News & Politics

Iowa State Suppresses Free Speech on Eve of Iowa Caucuses, Lawsuit Alleges

Beardshear Hall on Iowa State University's Central Campus, Creative Commons.

Iowa State University’s policies restricting political action on campus violate the First Amendment guarantee of free speech, effectively muzzling students on the eve of the Iowa caucuses, according to a new lawsuit filed Thursday by the free speech organization Speech First. The university has prevented students from writing messages in chalk and from sending emails to support campaigns or ballot initiatives. The university also maintains an Orwellian Campus Climate Reporting System (CCRS) to police “bias incidents” that the school claims reflect “a similar motivation as hate crimes.”

The university’s policies — and the lawsuit challenging them — will likely impact the Story County caucus when the first Democratic primary contest takes place on February 3.

“The Story County caucuses have historically been decided by a few hundred votes, and ISU boasts a student body of over 33,000 students – so the difference of several hundred politically-engaged students certainly has the potential to influence the outcome,” Nicole Neily, founder and president of Speech First, told PJ Media on Tuesday.

“Historically, students have learned about on- and off-campus candidate events through chalking and been able to attend – or organize counter-programming – accordingly. By silencing the advertising of these events, students are missing out on the opportunity to participate in civic participation,” she argued.

ISU banned most forms of chalking — writing on sidewalks with chalk — after a group called “Students Against Racism” complained to the university about offensive messages last fall. Under the new policy, students may only use chalk to advertise events for school-sanctioned clubs.

According to the lawsuit, this “chalking policy violates Iowa law, which requires that ‘[a] member of the campus community who wishes to engage in noncommercial expressive activity in outdoor areas of campus shall be permitted to do so freely,’ with exceptions not applicable here.”

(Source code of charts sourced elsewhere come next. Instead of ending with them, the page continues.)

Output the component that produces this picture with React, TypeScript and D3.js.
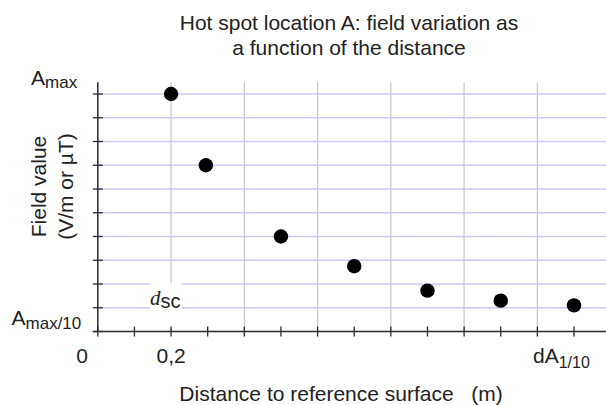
import React from "react";
import * as d3 from "d3";

const distances = [0.2, 0.295, 0.5, 0.7, 0.9, 1.1, 1.3];
const fieldValues = [10, 7.0, 4.0, 2.75, 1.72, 1.3, 1.1];
const xTickValues = d3.range(0, 14).map((i) => i / 10);
const xGridValues = [0.2, 0.4, 0.6, 0.8, 1.0, 1.2];
const yTickValues = d3.range(0, 11);
const titleLines = ["Hot spot location A: field variation as", "a function of the distance"];
const yTitleLines = ["Field value", "(V/m or µT)"];
const xTitle = "Distance to reference surface   (m)";

const W = 606;
const H = 405;
const FONT = "'Liberation Sans', Arial, sans-serif";

export default function App() {
  const x = d3.scaleLinear().domain([0, 1.3]).range([97.8, 574]);
  const y = d3.scaleLinear().domain([0, 10]).range([331.5, 94]);
  const xEnd = W;
  const yTop = y(10.5);
  const axisColor = "#2a2a2a";
  const textColor = "#222";

  return (
    <svg width={W} height={H} style={{ position: "absolute", left: 0, top: 0, background: "#fff" }} fontFamily={FONT}>
      <rect x={0} y={0} width={W} height={H} fill="#fff" />
      {/* title */}
      {titleLines.map((t, i) => (
        <text key={t} x={349} y={30 + i * 24.5} textAnchor="middle" fontSize={21} fill={textColor}>
          {t}
        </text>
      ))}
      {/* horizontal grid */}
      {yTickValues.filter((v) => v > 0).map((v) => (
        <line key={"hg" + v} x1={x(0)} x2={xEnd} y1={y(v)} y2={y(v)} stroke="#cacaf4" strokeWidth={1.3} />
      ))}
      {/* vertical grid */}
      {xGridValues.map((v) => (
        <line key={"vg" + v} x1={x(v)} x2={x(v)} y1={yTop} y2={y(0)} stroke="#c6c6c6" strokeWidth={1.2} />
      ))}
      {/* d_sc label box */}
      <rect x={150} y={283} width={32} height={45} fill="#fff" />
      <text x={150} y={305} fill={textColor}>
        <tspan fontSize={21} fontFamily="'Liberation Serif', 'Times New Roman', serif" fontStyle="italic">d</tspan>
        <tspan fontSize={20} dy={3}>sc</tspan>
      </text>
      {/* axes */}
      <line x1={x(0)} x2={x(0)} y1={yTop} y2={y(0)} stroke={axisColor} strokeWidth={1.5} />
      <line x1={x(0) - 5} x2={xEnd} y1={y(0)} y2={y(0)} stroke={axisColor} strokeWidth={1.5} />
      {yTickValues.map((v) => (
        <line key={"yt" + v} x1={x(0) - 5} x2={x(0) + 5} y1={y(v)} y2={y(v)} stroke={axisColor} strokeWidth={1.3} />
      ))}
      {xTickValues.map((v) => (
        <line key={"xt" + v} x1={x(v)} x2={x(v)} y1={y(0) - 5} y2={y(0) + 5} stroke={axisColor} strokeWidth={1.3} />
      ))}
      {/* points */}
      {distances.map((d, i) => (
        <circle key={"p" + i} cx={x(d)} cy={y(fieldValues[i])} r={7.2} fill="#000" />
      ))}
      {/* y labels */}
      <text x={31} y={85} fontSize={21} fill={textColor}>
        A<tspan fontSize={17} dy={3}>max</tspan>
      </text>
      <text x={11.5} y={325} fontSize={21} fill={textColor}>
        A<tspan fontSize={17} dy={3.5}>max/10</tspan>
      </text>
      {/* x labels */}
      <text x={82} y={363} textAnchor="middle" fontSize={21} fill={textColor}>0</text>
      <text x={x(0.2)} y={363} textAnchor="middle" fontSize={21} fill={textColor}>0,2</text>
      <text x={533} y={363} fontSize={21} fill={textColor}>
        dA<tspan fontSize={16} dy={5}>1/10</tspan>
      </text>
      {/* axis titles */}
      <text x={341} y={401} textAnchor="middle" fontSize={21} fill={textColor} style={{ whiteSpace: "pre" }}>
        {xTitle}
      </text>
      {yTitleLines.map((t, i) => (
        <text
          key={t}
          transform={`translate(${46 + i * 27},${186.5}) rotate(-90)`}
          textAnchor="middle"
          fontSize={21}
          fill={textColor}
        >
          {t}
        </text>
      ))}
    </svg>
  );
}
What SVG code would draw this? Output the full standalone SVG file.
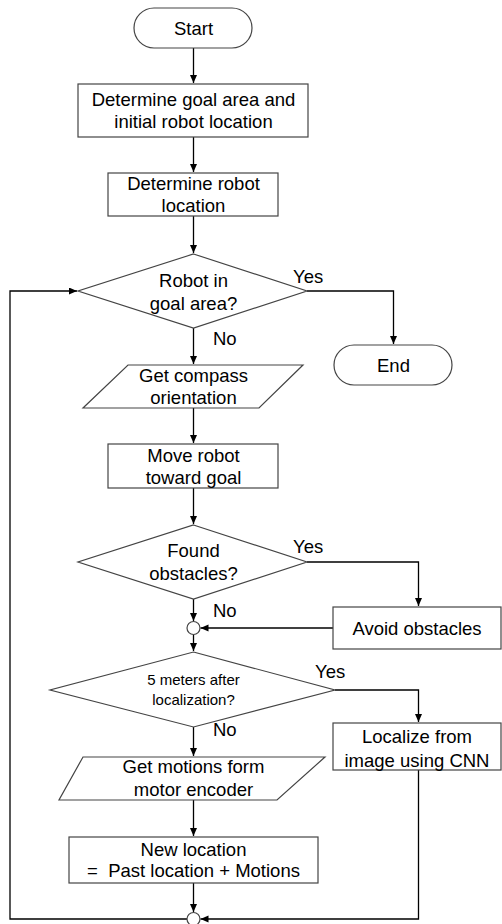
<svg xmlns="http://www.w3.org/2000/svg" width="502" height="924" viewBox="0 0 502 924">
<defs>
<style>
.s{fill:#fff;stroke:#444;stroke-width:1.2}
.c{fill:none;stroke:#000;stroke-width:1.3}
.t{font-family:"Liberation Sans",Arial,sans-serif;font-size:18.5px;fill:#000;text-anchor:middle}
.sm{font-size:15px}
.l{text-anchor:start}
</style>
<marker id="a" markerUnits="userSpaceOnUse" markerWidth="9" markerHeight="8" refX="8" refY="3.5" orient="auto">
<path d="M0,0 L8,3.5 L0,7 z" fill="#000"/>
</marker>
</defs>
<rect width="502" height="924" fill="#fff"/>
<g id="connectors">
<path class="c" d="M193.5,48 V83" marker-end="url(#a)"/>
<path class="c" d="M193.5,137 V172" marker-end="url(#a)"/>
<path class="c" d="M193.5,216 V253" marker-end="url(#a)"/>
<path class="c" d="M307,291 H393.5 V344" marker-end="url(#a)"/>
<path class="c" d="M193.5,328 V364" marker-end="url(#a)"/>
<path class="c" d="M193.5,408 V443" marker-end="url(#a)"/>
<path class="c" d="M193.5,488 V524" marker-end="url(#a)"/>
<path class="c" d="M307,562 H418.5 V606" marker-end="url(#a)"/>
<path class="c" d="M193.5,599 V621" marker-end="url(#a)"/>
<path class="c" d="M333,628 H200.5" marker-end="url(#a)"/>
<path class="c" d="M193.5,634.5 V651" marker-end="url(#a)"/>
<path class="c" d="M335,690 H418.5 V722" marker-end="url(#a)"/>
<path class="c" d="M193.5,727 V756" marker-end="url(#a)"/>
<path class="c" d="M193.5,800 V836" marker-end="url(#a)"/>
<path class="c" d="M193.5,883 V912" marker-end="url(#a)"/>
<path class="c" d="M418.5,770 V919 H200.5" marker-end="url(#a)"/>
<path class="c" d="M187,919 H10 V291 H77" marker-end="url(#a)"/>
<text class="t l" x="293" y="283">Yes</text>
<text class="t l" x="213" y="345">No</text>
<text class="t l" x="293" y="553">Yes</text>
<text class="t l" x="213" y="617">No</text>
<text class="t l" x="315" y="678">Yes</text>
<text class="t l" x="213" y="736">No</text>
</g>
<g id="start">
<rect class="s" x="134" y="8" width="118" height="40" rx="20"/>
<text class="t" x="193.5" y="35">Start</text>
</g>
<g id="init">
<rect class="s" x="78" y="84" width="230" height="53"/>
<text class="t" x="193.5" y="106">Determine goal area and</text>
<text class="t" x="193.5" y="128">initial robot location</text>
</g>
<g id="determine">
<rect class="s" x="108" y="173" width="170" height="43"/>
<text class="t" x="193.5" y="190">Determine robot</text>
<text class="t" x="193.5" y="212">location</text>
</g>
<g id="ingoal">
<polygon class="s" points="193.5,254 307,291 193.5,328 78,291"/>
<text class="t" x="193.5" y="287">Robot in</text>
<text class="t" x="193.5" y="310">goal area?</text>
</g>
<g id="end">
<rect class="s" x="334" y="345" width="118" height="40" rx="20"/>
<text class="t" x="393.5" y="371.5">End</text>
</g>
<g id="compass">
<polygon class="s" points="128,365 303,365 259,408 83,408"/>
<text class="t" x="193.5" y="382">Get compass</text>
<text class="t" x="193.5" y="404">orientation</text>
</g>
<g id="move">
<rect class="s" x="108" y="444" width="170" height="44"/>
<text class="t" x="193.5" y="462">Move robot</text>
<text class="t" x="193.5" y="484">toward goal</text>
</g>
<g id="obstacles">
<polygon class="s" points="193.5,525 307,562 193.5,599 78,562"/>
<text class="t" x="193.5" y="557">Found</text>
<text class="t" x="193.5" y="580">obstacles?</text>
</g>
<g id="avoid">
<rect class="s" x="333" y="607" width="168" height="42"/>
<text class="t" x="417" y="635">Avoid obstacles</text>
</g>
<g id="junction1">
<circle class="s" cx="193.5" cy="628" r="6.5"/>
</g>
<g id="meters">
<polygon class="s" points="193.5,652 335,690 193.5,727 50,690"/>
<text class="t sm" x="193.5" y="685">5 meters after</text>
<text class="t sm" x="193.5" y="705">localization?</text>
</g>
<g id="localize">
<rect class="s" x="333" y="723" width="168" height="47"/>
<text class="t" x="417" y="743">Localize from</text>
<text class="t" x="417" y="767">image using CNN</text>
</g>
<g id="motions">
<polygon class="s" points="83,757 325,757 277,800 59,800"/>
<text class="t" x="193.5" y="773">Get motions form</text>
<text class="t" x="193.5" y="796">motor encoder</text>
</g>
<g id="newloc">
<rect class="s" x="69" y="837" width="249" height="46"/>
<text class="t" x="193.5" y="856">New location</text>
<text class="t" x="193.5" y="877">=&#160; Past location + Motions</text>
</g>
<g id="junction2">
<circle class="s" cx="193.5" cy="919" r="6.5"/>
</g>
</svg>
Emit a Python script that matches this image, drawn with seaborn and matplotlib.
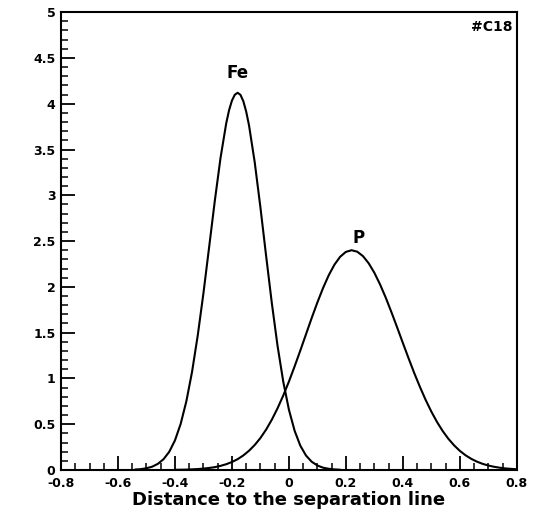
import numpy as np
import pandas as pd
import matplotlib
matplotlib.use("Agg")
import matplotlib.pyplot as plt
import matplotlib.transforms as mtransforms
from matplotlib.ticker import MultipleLocator, FuncFormatter
import seaborn as sns

# ---- data ----
fe_x = [-0.54, -0.52, -0.50, -0.48, -0.46, -0.44, -0.42, -0.40, -0.38, -0.36,
        -0.34, -0.32, -0.30, -0.28, -0.26, -0.24, -0.22, -0.21, -0.20, -0.19,
        -0.18, -0.17, -0.16, -0.15, -0.14, -0.12, -0.10, -0.08, -0.06, -0.04,
        -0.02, 0.00, 0.02, 0.04, 0.06, 0.08, 0.10, 0.12, 0.14, 0.16, 0.18]
fe_y = [0.005, 0.009, 0.019, 0.036, 0.067, 0.118, 0.199, 0.323, 0.503, 0.750,
        1.072, 1.470, 1.931, 2.435, 2.942, 3.409, 3.787, 3.930, 4.034, 4.098,
        4.120, 4.097, 4.028, 3.915, 3.764, 3.361, 2.868, 2.339, 1.824, 1.359,
        0.968, 0.659, 0.429, 0.266, 0.158, 0.090, 0.049, 0.025, 0.013, 0.006,
        0.003]

p_x = np.round(np.arange(-0.40, 0.8001, 0.02), 2)
p_y = [0.002, 0.003, 0.004, 0.007, 0.010, 0.015, 0.022, 0.031, 0.045, 0.063,
       0.087, 0.118, 0.159, 0.210, 0.273, 0.349, 0.441, 0.549, 0.673, 0.812,
       0.965, 1.131, 1.304, 1.482, 1.660, 1.830, 1.988, 2.128, 2.243, 2.329,
       2.382, 2.400,
       2.384, 2.336, 2.258, 2.154, 2.027, 1.882, 1.723, 1.557, 1.388, 1.221,
       1.059, 0.907, 0.766, 0.638, 0.524, 0.425, 0.340, 0.269, 0.209, 0.161,
       0.122, 0.091, 0.067, 0.049, 0.035, 0.025, 0.017, 0.012, 0.008]

x_label = "Distance to the separation line"
curve_labels = ["Fe", "P"]
corner_text = "#C18"

sns.set_style("white")
plt.rcParams['font.family'] = ['DejaVu Sans']
plt.rcParams['text.color'] = 'black'
plt.rcParams['axes.labelcolor'] = 'black'
plt.rcParams['xtick.color'] = 'black'
plt.rcParams['ytick.color'] = 'black'

fig = plt.figure(figsize=(5.4, 5.25), dpi=100)
ax = fig.add_axes([0.113, 0.1048, 0.844, 0.872])

df_fe = pd.DataFrame({"x": fe_x, "y": fe_y})
df_p = pd.DataFrame({"x": p_x, "y": p_y})
sns.lineplot(data=df_fe, x="x", y="y", ax=ax, color="black", lw=1.5, sort=False)
sns.lineplot(data=df_p, x="x", y="y", ax=ax, color="black", lw=1.5, sort=False)

ax.set_xlim(-0.8, 0.8)
ax.set_ylim(0, 5)

ax.xaxis.set_major_locator(MultipleLocator(0.2))
ax.xaxis.set_minor_locator(MultipleLocator(0.05))
ax.yaxis.set_major_locator(MultipleLocator(0.5))
ax.yaxis.set_minor_locator(MultipleLocator(0.1))
fmt = FuncFormatter(lambda v, pos: "%g" % round(v, 2))
ax.xaxis.set_major_formatter(fmt)
ax.yaxis.set_major_formatter(fmt)

ax.tick_params(axis="both", which="major", direction="in", length=10, width=1.3,
               labelsize=9, top=False, right=False, bottom=True, left=True, pad=4,
               colors="black")
ax.tick_params(axis="x", which="major", pad=5)
ax.tick_params(axis="both", which="minor", direction="in", length=5, width=1.1,
               top=False, right=False, bottom=True, left=True, colors="black")

fig.canvas.draw()
for lab in ax.get_xticklabels() + ax.get_yticklabels():
    lab.set_fontweight("bold")
    lab.set_color("black")
# nudge the y "0" label up a little so it clears the x "-0.8" label
ylabs = ax.get_yticklabels()
if ylabs:
    off = mtransforms.ScaledTranslation(0, 6 / 72.0, fig.dpi_scale_trans)
    ylabs[0].set_transform(ylabs[0].get_transform() + off)

for s in ax.spines.values():
    s.set_visible(True)
    s.set_color("black")
    s.set_linewidth(1.5)

ax.set_xlabel(x_label, fontsize=13, fontweight="bold", labelpad=1, color="black")
ax.set_ylabel("")

ax.text(-0.18, 4.34, curve_labels[0], ha="center", va="center",
        fontsize=12, fontweight="bold", color="black")
ax.text(0.245, 2.53, curve_labels[1], ha="center", va="center",
        fontsize=12, fontweight="bold", color="black")
ax.text(0.785, 4.84, corner_text, ha="right", va="center",
        fontsize=10, fontweight="bold", color="black")

fig.savefig("out.png", dpi=100)
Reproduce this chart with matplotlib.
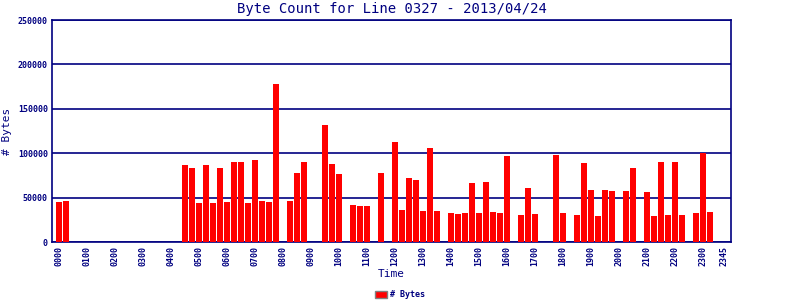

In addition to the chalking policy, ISU maintains an Acceptable Use of Technology Resources Policy, which applies to students’ personal computers, devices connected to the university’s internet service, and their university-provided email accounts. Under the policy, students may not send “email[s] from a university account to solicit support for a candidate or ballot measure, or otherwise us[e] email systems in a concerted effort to support a candidate or ballot measure.”

According to the lawsuit, this policy places content- and viewpoint-based restrictions on speech, in violation of the First Amendment.

“Students who engage in political debates or volunteer for campaigns also commonly use emails to communicate with other students. Since students often seek out the views of their peers, student-to-student emails are an effective means of political speech, organization, and association,” Neily told PJ Media. “Interestingly, the policy prohibits emails that ‘support’ candidates or ballot measures, but not emails that oppose candidates or ballot measures. Thus, a student who emails ‘Vote Bernie’ will face discipline by the University, while a student who emails ‘Don’t Vote Bernie’ will not.”

Finally, the lawsuit claims that ISU’s CCRS — originally called the “Campus Climate Response Team” and based off of similar bias-response teams at other schools — also unconstitutionally chills students’ free speech.

The CCRS investigates “bias incidents,” which the university claims “reflect a similar motivation as hate crimes.” ISU defines “hate crimes” as “crimes committed against a person or their property ‘because of the person’s race, color, religion, ancestry, national origin, political affiliation, sex, sexual orientation, age, or disability, or the person’s association with a person” in one of those categories. Examples of “bias incidents” include actions that someone perceives as “demeaning,” “taunting,” “bullying,” “verbal harassment,” or “intimidation.”

In the past, the university used the phrase “build the wall” as an example of a bias incident. Students reported written support for Rep. Steve King (R-Iowa), Gov. Kim Reynolds (R-Iowa), and President Donald Trump as bias incidents in 2018. When the student government discussed a bill allowing student groups to limit their membership based on “the group’s beliefs and standards,” students reported that as a bias incident because they claimed it involved “discrimination against the LGBT community.”

In 2017, the Foundation for Individual Rights in Education found that bias-response teams lead to “a surveillance state on campus where students and faculty must guard their every utterance for fear of being reported to and investigated by the administration.” That report further warned that “the posture taken by many Bias Response Teams is all too likely to create profound risks to freedom of expression, freedom of association, and academic freedom on campus.”

The students Speech First is representing in the lawsuit support Trump, but ISU’s policies also restrict the speech of Democrats organizing for the Iowa caucuses. Free speech is not a partisan issue.